Exercise requirements: Transcribe the entries below exactly; leave every image out.

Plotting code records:
_ _ _

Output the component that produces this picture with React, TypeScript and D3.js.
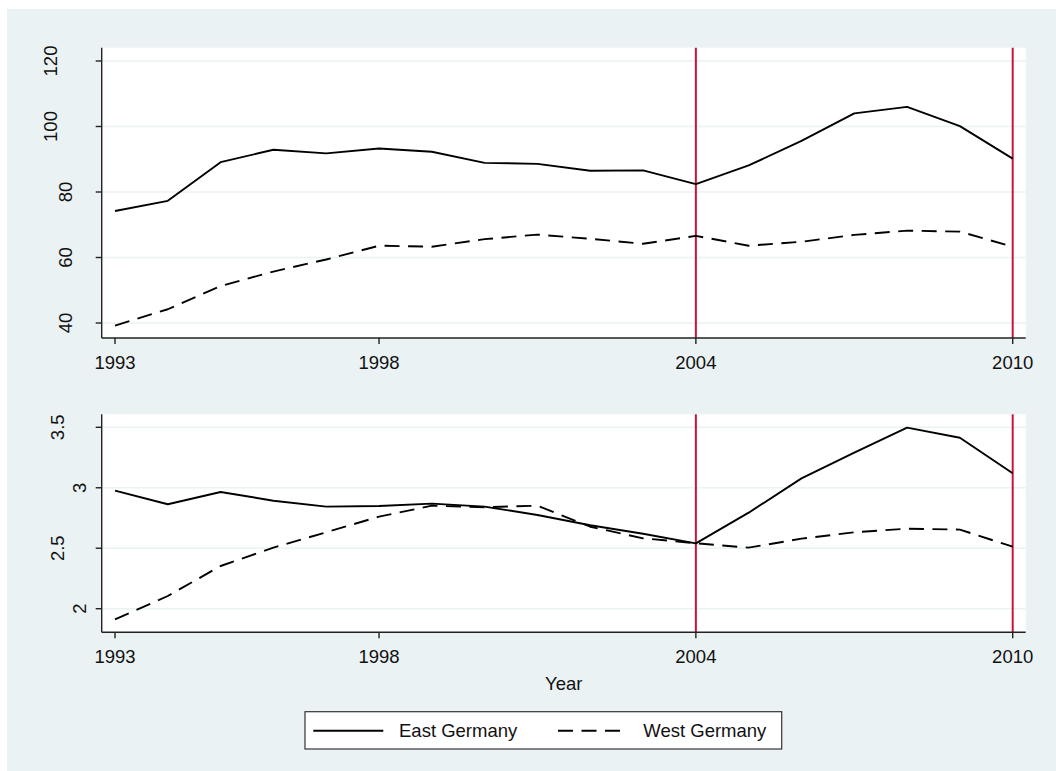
import React from "react";
import * as d3 from "d3";

const years = [1993,1994,1995,1996,1997,1998,1999,2000,2001,2002,2003,2004,2005,2006,2007,2008,2009,2010];
const eastTop = [74.2,77.3,89.1,92.9,91.8,93.3,92.3,88.9,88.6,86.5,86.6,82.4,88.1,95.6,104.0,106.0,100.1,90.2];
const westTop = [39.2,44.2,51.3,55.7,59.4,63.6,63.3,65.6,67.0,65.7,64.2,66.6,63.6,64.8,66.9,68.2,67.9,63.3];
const eastBot = [2.976,2.864,2.965,2.893,2.844,2.849,2.869,2.844,2.775,2.69,2.62,2.54,2.794,3.078,3.29,3.497,3.414,3.12];
const westBot = [1.912,2.105,2.353,2.505,2.632,2.761,2.852,2.839,2.852,2.678,2.582,2.541,2.505,2.579,2.632,2.662,2.654,2.513];
const xTicks = [1993,1998,2004,2010];
const topTicks = [40,60,80,100,120];
const botTicks = [2,2.5,3,3.5];
const vLines = [2004,2010];
const seriesNames = ["East Germany","West Germany"];

const BG = "#EAF2F3";
const RED = "#C8143C";
const FONT = "'Liberation Sans', Arial, sans-serif";
const FS = 18.5;
const DASH = "15 8.5";

const W = 1056, H = 771;
const plotL = 101.7, plotR = 1025.7;

const x = d3.scaleLinear().domain([1993, 2010]).range([115, 1012.7]);

const charW = (s: string) =>
  s.split("").reduce((a, c) => a + (c === "." ? 0.278 : 0.556), 0) * FS;

function Panel({ top, bottom, yScale, ticks, east, west }: any) {
  const line = (vals: number[]) =>
    d3.line<number>().x((_, i) => x(years[i])).y((v) => yScale(v))(vals) || "";
  return (
    <g>
      <rect x={plotL} y={top} width={plotR - plotL} height={bottom - top} fill="#fff" />
      {ticks.map((t: number) => (
        <line key={"g" + t} x1={plotL} x2={plotR} y1={yScale(t)} y2={yScale(t)} stroke={BG} strokeWidth={1.6} />
      ))}
      {vLines.map((v) => (
        <line key={"r" + v} x1={x(v)} x2={x(v)} y1={top} y2={bottom} stroke={RED} strokeWidth={2} />
      ))}
      <path d={line(east)} fill="none" stroke="#000" strokeWidth={1.9} strokeLinejoin="round" />
      <path d={line(west)} fill="none" stroke="#000" strokeWidth={1.9} strokeDasharray={DASH} strokeLinejoin="round" />
      <line x1={plotL} x2={plotL} y1={top} y2={bottom} stroke="#222" strokeWidth={1.4} />
      <line x1={plotL} x2={plotR} y1={bottom} y2={bottom} stroke="#222" strokeWidth={1.4} />
      {ticks.map((t: number) => {
        const lbl = String(t);
        const cx = 94 - 1.4 * charW(lbl);
        const cy = yScale(t);
        return (
          <g key={"t" + t}>
            <line x1={plotL - 6} x2={plotL} y1={cy} y2={cy} stroke="#222" strokeWidth={1.4} />
            <text
              transform={`translate(${cx},${cy}) rotate(-90)`}
              textAnchor="middle"
              dominantBaseline="central"
              fontFamily={FONT}
              fontSize={FS}
              fill="#111"
            >
              {lbl}
            </text>
          </g>
        );
      })}
      {xTicks.map((t) => (
        <g key={"x" + t}>
          <line x1={x(t)} x2={x(t)} y1={bottom} y2={bottom + 6} stroke="#222" strokeWidth={1.4} />
          <text x={x(t)} y={bottom + 30.5} textAnchor="middle" fontFamily={FONT} fontSize={FS} fill="#111">
            {t}
          </text>
        </g>
      ))}
    </g>
  );
}

export default function App() {
  const yTop = d3.scaleLinear().domain([40, 120]).range([323, 61]);
  const yBot = d3.scaleLinear().domain([2, 3.5]).range([608.7, 427.3]);
  return (
    <svg width={W} height={H} style={{ position: "absolute", left: 0, top: 0 }}>
      <rect x={7} y={9} width={W - 7} height={H - 9} fill={BG} />
      <Panel top={47.7} bottom={338} yScale={yTop} ticks={topTicks} east={eastTop} west={westTop} />
      <Panel top={414.3} bottom={632.3} yScale={yBot} ticks={botTicks} east={eastBot} west={westBot} />
      <text x={(plotL + plotR) / 2} y={690} textAnchor="middle" fontFamily={FONT} fontSize={FS} fill="#111">
        Year
      </text>
      <rect x={305} y={711.7} width={476.7} height={37.3} fill="#fff" stroke="#333" strokeWidth={1.2} />
      <line x1={313.3} x2={383.3} y1={730.7} y2={730.7} stroke="#000" strokeWidth={1.9} />
      <text x={399} y={737} fontFamily={FONT} fontSize={FS} fill="#111">{seriesNames[0]}</text>
      <line x1={558} x2={628} y1={730.7} y2={730.7} stroke="#000" strokeWidth={1.9} strokeDasharray={DASH} />
      <text x={643.3} y={737} fontFamily={FONT} fontSize={FS} fill="#111">{seriesNames[1]}</text>
    </svg>
  );
}
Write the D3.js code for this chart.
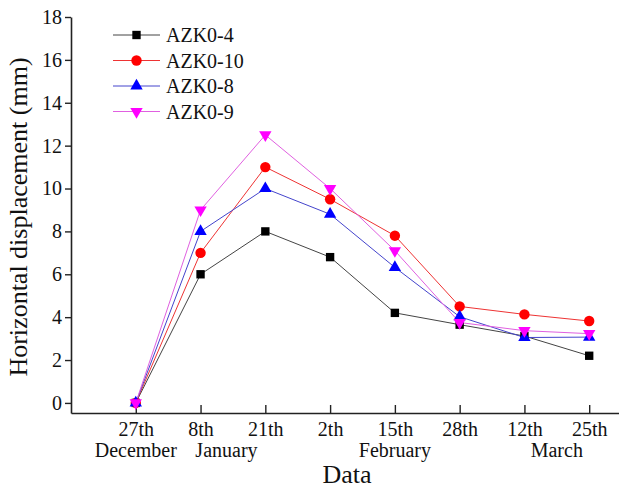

_ _ _

Solution to this task:
Output the component that produces this picture with React, TypeScript and D3.js.
import React from "react";
import * as d3 from "d3";

const years = [1993,1994,1995,1996,1997,1998,1999,2000,2001,2002,2003,2004,2005,2006,2007,2008,2009,2010];
const eastTop = [74.2,77.3,89.1,92.9,91.8,93.3,92.3,88.9,88.6,86.5,86.6,82.4,88.1,95.6,104.0,106.0,100.1,90.2];
const westTop = [39.2,44.2,51.3,55.7,59.4,63.6,63.3,65.6,67.0,65.7,64.2,66.6,63.6,64.8,66.9,68.2,67.9,63.3];
const eastBot = [2.976,2.864,2.965,2.893,2.844,2.849,2.869,2.844,2.775,2.69,2.62,2.54,2.794,3.078,3.29,3.497,3.414,3.12];
const westBot = [1.912,2.105,2.353,2.505,2.632,2.761,2.852,2.839,2.852,2.678,2.582,2.541,2.505,2.579,2.632,2.662,2.654,2.513];
const xTicks = [1993,1998,2004,2010];
const topTicks = [40,60,80,100,120];
const botTicks = [2,2.5,3,3.5];
const vLines = [2004,2010];
const seriesNames = ["East Germany","West Germany"];

const BG = "#EAF2F3";
const RED = "#C8143C";
const FONT = "'Liberation Sans', Arial, sans-serif";
const FS = 18.5;
const DASH = "15 8.5";

const W = 1056, H = 771;
const plotL = 101.7, plotR = 1025.7;

const x = d3.scaleLinear().domain([1993, 2010]).range([115, 1012.7]);

const charW = (s: string) =>
  s.split("").reduce((a, c) => a + (c === "." ? 0.278 : 0.556), 0) * FS;

function Panel({ top, bottom, yScale, ticks, east, west }: any) {
  const line = (vals: number[]) =>
    d3.line<number>().x((_, i) => x(years[i])).y((v) => yScale(v))(vals) || "";
  return (
    <g>
      <rect x={plotL} y={top} width={plotR - plotL} height={bottom - top} fill="#fff" />
      {ticks.map((t: number) => (
        <line key={"g" + t} x1={plotL} x2={plotR} y1={yScale(t)} y2={yScale(t)} stroke={BG} strokeWidth={1.6} />
      ))}
      {vLines.map((v) => (
        <line key={"r" + v} x1={x(v)} x2={x(v)} y1={top} y2={bottom} stroke={RED} strokeWidth={2} />
      ))}
      <path d={line(east)} fill="none" stroke="#000" strokeWidth={1.9} strokeLinejoin="round" />
      <path d={line(west)} fill="none" stroke="#000" strokeWidth={1.9} strokeDasharray={DASH} strokeLinejoin="round" />
      <line x1={plotL} x2={plotL} y1={top} y2={bottom} stroke="#222" strokeWidth={1.4} />
      <line x1={plotL} x2={plotR} y1={bottom} y2={bottom} stroke="#222" strokeWidth={1.4} />
      {ticks.map((t: number) => {
        const lbl = String(t);
        const cx = 94 - 1.4 * charW(lbl);
        const cy = yScale(t);
        return (
          <g key={"t" + t}>
            <line x1={plotL - 6} x2={plotL} y1={cy} y2={cy} stroke="#222" strokeWidth={1.4} />
            <text
              transform={`translate(${cx},${cy}) rotate(-90)`}
              textAnchor="middle"
              dominantBaseline="central"
              fontFamily={FONT}
              fontSize={FS}
              fill="#111"
            >
              {lbl}
            </text>
          </g>
        );
      })}
      {xTicks.map((t) => (
        <g key={"x" + t}>
          <line x1={x(t)} x2={x(t)} y1={bottom} y2={bottom + 6} stroke="#222" strokeWidth={1.4} />
          <text x={x(t)} y={bottom + 30.5} textAnchor="middle" fontFamily={FONT} fontSize={FS} fill="#111">
            {t}
          </text>
        </g>
      ))}
    </g>
  );
}

export default function App() {
  const yTop = d3.scaleLinear().domain([40, 120]).range([323, 61]);
  const yBot = d3.scaleLinear().domain([2, 3.5]).range([608.7, 427.3]);
  return (
    <svg width={W} height={H} style={{ position: "absolute", left: 0, top: 0 }}>
      <rect x={7} y={9} width={W - 7} height={H - 9} fill={BG} />
      <Panel top={47.7} bottom={338} yScale={yTop} ticks={topTicks} east={eastTop} west={westTop} />
      <Panel top={414.3} bottom={632.3} yScale={yBot} ticks={botTicks} east={eastBot} west={westBot} />
      <text x={(plotL + plotR) / 2} y={690} textAnchor="middle" fontFamily={FONT} fontSize={FS} fill="#111">
        Year
      </text>
      <rect x={305} y={711.7} width={476.7} height={37.3} fill="#fff" stroke="#333" strokeWidth={1.2} />
      <line x1={313.3} x2={383.3} y1={730.7} y2={730.7} stroke="#000" strokeWidth={1.9} />
      <text x={399} y={737} fontFamily={FONT} fontSize={FS} fill="#111">{seriesNames[0]}</text>
      <line x1={558} x2={628} y1={730.7} y2={730.7} stroke="#000" strokeWidth={1.9} strokeDasharray={DASH} />
      <text x={643.3} y={737} fontFamily={FONT} fontSize={FS} fill="#111">{seriesNames[1]}</text>
    </svg>
  );
}
Write the D3.js code for this chart.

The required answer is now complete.